Bobby Gaylor “Suicide”
In which a balding middle-aged former gravedigger raps all night about, well, look at the title. It’s spoken more like a commencement address than Vitamin C’s record, though not as much as when Baz Luhrmann rapped all night about sunscreen last year. But it’s as cornball as either. First he talks about what’s good about killing yourself: No more acne, homework, bills, Barry Manilow, or crappy Christmas presents. Plus, it’ll leave more women and Kettle One vodka for him! Then, as guitar strums pick up, he lists what’s bad about it: No more waffles with whipped cream, hallucinogens, Fourth of July fireworks or sex with multiple partners. So it’s a message song, get it? Ha ha, he fooled you. What a lame ending.

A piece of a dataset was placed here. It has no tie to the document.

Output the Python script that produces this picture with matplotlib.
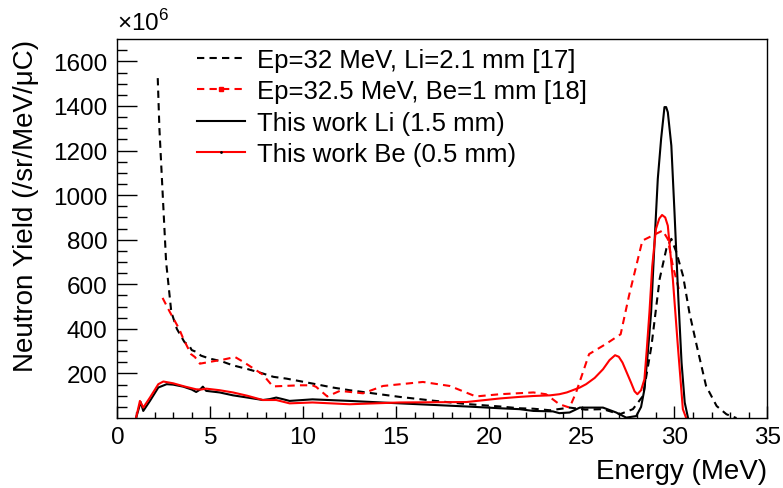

The Black Halos “Russian Roulette”
From Vancouver glam-punk guttersnipes whose music too often catches them with meat in their mouths, a cover of a forgotten sonic reduction of Johnny Ace’s obituary notice, originally done by Dead Boys spinoff Lords of the New Church. How the singer manages to rhyme the word “roulette” with “vital” or “revival” or “rely on” is something of a mystery. But this song—its whispered chuckling, its Slash-ish fanfare, its opening melody, its whole copter-ride-through-‘Nam feel—sounds now like a blueprint for “Civil War” by noted Dead Boys fans Guns N’ Roses (hey, they covered “Ain’t It Fun”). Francis Ford Coppola figures prominently as well.